In another class he introduced Vicki Schieber who spoke against the death penalty, hardly a unique topic, until he told them that her daughter, Shannon, a former McCarthy student, was raped and killed in her Philadelphia apartment in 1998.
Mitchell Caspell became a vegetarian and turned against the death penalty. He says McCarthy gave him a “foundation and many ideas to refer to in the future,” adding, “And I will never accept an explanation without questioning it…without questioning and thinking for myself.” To which McCarthy pens a lengthy response best summed up this way: “It’s true. If you want to make a difference start to be different.”
Bill Britton teaches in a Massachusetts prep school and was asked to set up a peace center. McCarthy says he’s never heard of a school system, public or private, hiring a full-time peace studies teacher. As a result, “schools produce docile and obedient people readied not to question the country’s economic and military policies—as they likely would if they took three or four years of peace studies.” And then his I-can’t- not-say-this” moment telling Britton that he was working with Washington’s Woodrow Wilson students to change its school name because Wilson was “racist, militaristic, sexist.” He suggested a new name, Pete Seeger High School.
Laurie Chin writes that he has “inspired me in so many ways. My degree from Colgate in Peace and Conflict Studies is really because of you.” She encloses an invitation to her graduation ceremony.
A letter from Yurina 0sumi arrives. Her mother was born in Hiroshima and she expresses her horror of war, nuclear or otherwise. “It’s springtime in Washington,” McCarthy responds, “which means that the city is awash in the beauty of the hundreds and hundreds of Japanese cherry blossom trees—gifts from your country to ours long before we were enemies. During World War II, talk was heard that the trees should be chopped down. Calmer minds prevailed, for once.” He then sends his greetings to one of her teachers. “I’m sure you are teaching him a lot, as you have me.”

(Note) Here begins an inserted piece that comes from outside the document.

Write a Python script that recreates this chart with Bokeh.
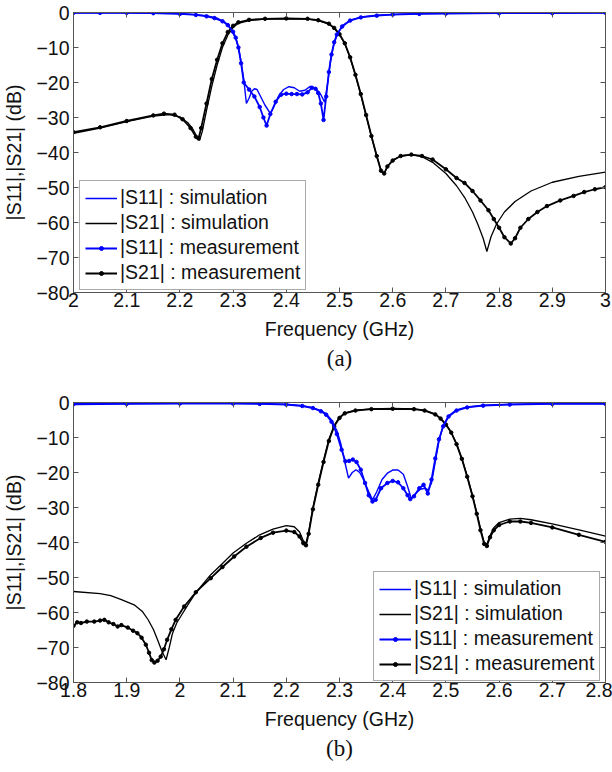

Perhaps McCarthy’s book might have been strengthened had he shown himself wrestling with a few doubts –if he has any—or the frustration of being a passionate peacemaker in a nation historically addicted to war and violence. Even so, I remember a sign held by an intrepid woman at Bush and Kerry presidential rallies in the same Manhattan neighborhood in 2004. It read, “Justice Takes Time.” After reading “Teaching Peace” I wouldn’t be surprised if she had been one of Colman McCarthy’s students.